The benefits of raising young among relatives are easy to see. But the benefit of preferring MHC-dissimilar mates is still far from clear. One possibility is that it reduces the risk of inbreeding and thus of producing children with genetic diseases. Wedekind thinks that MHC-based mating does indeed serve that function among mice, who live in small, genetically homogeneous communities. He doubts, though, that preventing inbreeding is the main purpose of MHC-based preferences in humans. We have cultural systems--such as incest taboos--to do that, he explains.

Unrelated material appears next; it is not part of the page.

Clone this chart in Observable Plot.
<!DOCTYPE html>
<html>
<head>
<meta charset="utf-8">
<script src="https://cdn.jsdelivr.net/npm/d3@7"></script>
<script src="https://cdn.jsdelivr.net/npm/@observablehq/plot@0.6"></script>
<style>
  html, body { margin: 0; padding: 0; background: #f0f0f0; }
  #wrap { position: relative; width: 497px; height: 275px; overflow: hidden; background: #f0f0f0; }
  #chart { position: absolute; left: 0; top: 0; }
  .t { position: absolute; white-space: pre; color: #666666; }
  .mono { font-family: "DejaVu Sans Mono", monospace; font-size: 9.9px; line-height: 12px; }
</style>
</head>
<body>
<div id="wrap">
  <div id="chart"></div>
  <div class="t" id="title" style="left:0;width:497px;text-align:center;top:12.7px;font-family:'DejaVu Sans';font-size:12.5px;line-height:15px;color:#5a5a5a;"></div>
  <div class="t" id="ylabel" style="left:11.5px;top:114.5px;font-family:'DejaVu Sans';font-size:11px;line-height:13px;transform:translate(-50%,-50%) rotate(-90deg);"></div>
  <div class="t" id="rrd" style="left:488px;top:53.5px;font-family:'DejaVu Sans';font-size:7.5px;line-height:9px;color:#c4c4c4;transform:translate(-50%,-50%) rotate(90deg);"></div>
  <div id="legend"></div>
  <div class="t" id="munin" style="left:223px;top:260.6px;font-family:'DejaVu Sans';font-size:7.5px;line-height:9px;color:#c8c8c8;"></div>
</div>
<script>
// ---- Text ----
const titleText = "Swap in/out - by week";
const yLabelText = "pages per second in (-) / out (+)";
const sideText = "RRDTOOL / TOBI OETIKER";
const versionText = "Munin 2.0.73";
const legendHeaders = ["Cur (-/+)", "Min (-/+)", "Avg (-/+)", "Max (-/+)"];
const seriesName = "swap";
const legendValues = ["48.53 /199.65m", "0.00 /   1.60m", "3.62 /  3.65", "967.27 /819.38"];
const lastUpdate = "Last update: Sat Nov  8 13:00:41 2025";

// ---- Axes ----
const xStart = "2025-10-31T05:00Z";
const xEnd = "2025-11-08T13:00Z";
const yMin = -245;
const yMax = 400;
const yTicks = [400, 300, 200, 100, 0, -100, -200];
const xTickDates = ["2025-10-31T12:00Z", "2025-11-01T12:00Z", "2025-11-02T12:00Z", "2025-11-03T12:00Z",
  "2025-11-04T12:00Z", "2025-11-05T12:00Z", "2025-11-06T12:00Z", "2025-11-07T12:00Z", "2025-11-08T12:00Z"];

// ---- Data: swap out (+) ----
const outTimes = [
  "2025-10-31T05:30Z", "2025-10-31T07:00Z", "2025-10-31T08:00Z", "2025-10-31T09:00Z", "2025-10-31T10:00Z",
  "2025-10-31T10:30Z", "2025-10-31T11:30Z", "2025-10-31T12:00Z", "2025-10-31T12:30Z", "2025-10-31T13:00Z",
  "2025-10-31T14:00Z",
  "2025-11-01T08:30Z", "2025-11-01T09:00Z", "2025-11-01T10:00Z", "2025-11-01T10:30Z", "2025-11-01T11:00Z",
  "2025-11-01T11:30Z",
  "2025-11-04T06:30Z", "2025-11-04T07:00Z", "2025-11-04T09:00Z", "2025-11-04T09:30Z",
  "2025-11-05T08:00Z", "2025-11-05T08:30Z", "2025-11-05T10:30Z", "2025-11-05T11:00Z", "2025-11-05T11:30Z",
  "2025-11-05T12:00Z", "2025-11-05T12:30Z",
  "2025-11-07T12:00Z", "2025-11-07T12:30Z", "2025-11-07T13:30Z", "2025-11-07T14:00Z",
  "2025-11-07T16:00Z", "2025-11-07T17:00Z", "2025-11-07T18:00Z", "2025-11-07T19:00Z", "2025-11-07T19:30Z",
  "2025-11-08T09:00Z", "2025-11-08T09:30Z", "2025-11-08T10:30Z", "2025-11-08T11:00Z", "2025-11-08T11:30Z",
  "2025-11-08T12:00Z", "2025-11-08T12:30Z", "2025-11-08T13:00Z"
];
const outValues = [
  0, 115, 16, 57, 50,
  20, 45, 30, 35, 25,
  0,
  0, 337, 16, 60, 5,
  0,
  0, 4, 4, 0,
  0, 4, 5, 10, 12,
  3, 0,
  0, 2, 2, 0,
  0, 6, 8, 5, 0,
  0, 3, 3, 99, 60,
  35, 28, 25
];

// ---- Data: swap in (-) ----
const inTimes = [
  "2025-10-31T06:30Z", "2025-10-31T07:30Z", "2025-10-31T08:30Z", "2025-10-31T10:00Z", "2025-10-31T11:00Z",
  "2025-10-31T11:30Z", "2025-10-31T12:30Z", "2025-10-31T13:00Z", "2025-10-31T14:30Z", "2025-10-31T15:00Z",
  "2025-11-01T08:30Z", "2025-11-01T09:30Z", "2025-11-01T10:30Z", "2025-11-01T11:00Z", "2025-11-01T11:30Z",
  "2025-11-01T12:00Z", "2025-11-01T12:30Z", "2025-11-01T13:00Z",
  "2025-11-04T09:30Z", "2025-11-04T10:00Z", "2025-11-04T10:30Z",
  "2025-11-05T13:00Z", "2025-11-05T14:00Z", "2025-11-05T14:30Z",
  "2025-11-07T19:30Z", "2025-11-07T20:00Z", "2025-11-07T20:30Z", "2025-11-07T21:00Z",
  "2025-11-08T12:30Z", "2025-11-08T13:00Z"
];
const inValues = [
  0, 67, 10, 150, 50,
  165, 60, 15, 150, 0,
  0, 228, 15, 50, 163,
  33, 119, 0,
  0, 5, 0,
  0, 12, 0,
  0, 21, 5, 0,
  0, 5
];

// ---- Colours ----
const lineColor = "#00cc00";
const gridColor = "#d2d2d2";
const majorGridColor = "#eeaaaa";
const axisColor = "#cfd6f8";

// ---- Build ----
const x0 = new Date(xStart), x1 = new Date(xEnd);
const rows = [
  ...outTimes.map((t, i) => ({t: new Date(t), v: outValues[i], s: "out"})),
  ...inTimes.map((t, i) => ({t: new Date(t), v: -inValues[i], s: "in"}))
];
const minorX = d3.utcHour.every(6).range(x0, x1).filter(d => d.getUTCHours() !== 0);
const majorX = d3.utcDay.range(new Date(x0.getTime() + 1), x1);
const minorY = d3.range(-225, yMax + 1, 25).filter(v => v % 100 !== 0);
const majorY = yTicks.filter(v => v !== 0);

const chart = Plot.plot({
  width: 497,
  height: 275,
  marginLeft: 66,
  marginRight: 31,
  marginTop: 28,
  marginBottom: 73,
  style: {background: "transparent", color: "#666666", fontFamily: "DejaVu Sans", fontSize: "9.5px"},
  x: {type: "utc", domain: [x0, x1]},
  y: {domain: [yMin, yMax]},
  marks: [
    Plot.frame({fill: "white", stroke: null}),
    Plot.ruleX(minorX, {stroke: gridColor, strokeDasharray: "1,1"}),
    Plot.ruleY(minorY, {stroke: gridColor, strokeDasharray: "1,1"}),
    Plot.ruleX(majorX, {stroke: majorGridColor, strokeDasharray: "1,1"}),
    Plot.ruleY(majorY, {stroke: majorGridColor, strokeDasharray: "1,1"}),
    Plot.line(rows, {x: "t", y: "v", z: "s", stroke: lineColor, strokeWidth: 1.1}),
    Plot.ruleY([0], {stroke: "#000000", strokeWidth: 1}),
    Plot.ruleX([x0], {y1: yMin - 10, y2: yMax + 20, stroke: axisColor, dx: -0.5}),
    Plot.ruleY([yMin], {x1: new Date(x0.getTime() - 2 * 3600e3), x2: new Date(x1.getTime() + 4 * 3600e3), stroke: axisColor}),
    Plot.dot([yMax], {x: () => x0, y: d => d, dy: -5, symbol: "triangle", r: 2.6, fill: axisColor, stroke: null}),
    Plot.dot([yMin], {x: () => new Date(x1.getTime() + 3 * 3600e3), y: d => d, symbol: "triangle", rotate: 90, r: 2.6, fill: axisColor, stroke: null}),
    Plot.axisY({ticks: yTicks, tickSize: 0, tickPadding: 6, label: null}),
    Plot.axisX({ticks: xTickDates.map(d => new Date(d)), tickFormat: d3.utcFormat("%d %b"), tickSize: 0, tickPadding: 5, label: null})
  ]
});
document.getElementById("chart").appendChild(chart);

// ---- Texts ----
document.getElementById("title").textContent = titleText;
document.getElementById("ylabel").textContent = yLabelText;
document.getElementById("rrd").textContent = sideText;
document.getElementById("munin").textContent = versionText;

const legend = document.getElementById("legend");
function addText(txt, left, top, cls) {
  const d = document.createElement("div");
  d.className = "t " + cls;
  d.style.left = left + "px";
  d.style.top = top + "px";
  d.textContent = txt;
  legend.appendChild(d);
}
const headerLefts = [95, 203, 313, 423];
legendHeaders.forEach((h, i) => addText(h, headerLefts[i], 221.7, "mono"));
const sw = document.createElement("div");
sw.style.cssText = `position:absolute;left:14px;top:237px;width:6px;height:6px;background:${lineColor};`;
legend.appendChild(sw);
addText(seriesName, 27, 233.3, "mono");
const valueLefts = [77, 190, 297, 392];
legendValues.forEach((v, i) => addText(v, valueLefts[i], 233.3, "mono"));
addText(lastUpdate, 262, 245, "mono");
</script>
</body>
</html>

Instead, Wedekind believes that preferring MHC-dissimilar mates helps ensure offspring with more effective immune systems. Although MHC genes somehow influence a person’s body odor, their main function is to encode cell-surface proteins that offer a window display of the proteins being made inside a cell. That helps the immune system identify cells that have been invaded by a virus or some other pathogen. The more genetically dissimilar a child’s parents are, Wedekind thinks, the more diverse his complement of MHC genes will be, and the more capable his cell-surface proteins will be of presenting for immune attack any pathogen that happens to beset him. Wedekind is now working on experiments to test this hypothesis.
Meanwhile there is yet another reason for humans to avoid a mate with similar MHC: MHC-similar couples, according to several recent studies, are less fertile. For example, geneticist Carole Ober of the University of Chicago studied a South Dakota community of Hutterites, a religious group who do not believe in contraception and tend to marry within the community- -and are thus more likely to marry partners with similar MHC. She found that Hutterite couples with similar MHC tended to have longer periods between pregnancies and higher rates of miscarriage than other Hutterite couples. Fetuses who receive the same MHC genes from each parent, Ober suggests, may be more likely to abort--perhaps because of some unknown immunologic mechanism.
Choosing MHC-dissimilar mates may, therefore, serve three ends: increasing fertility, producing hardier offspring, and reducing the risk of genetic disease. Whatever its ultimate aim, Wedekind believes the mechanism is still strong in both sexes (although he hasn’t yet tested how men respond to the scent of a woman). Some women were very surprised, Wedekind says. Some told me that a certain odor was absolutely beautiful or extremely dreadful. I sniffed a T-shirt and I was astonished by how different odors can be. I had the impression from our data, though, that there’s no man who smells very good for everyone--it depends on who is sniffing him. It is a result I very much like. Wedekind’s wife says she likes his odor. They have two children.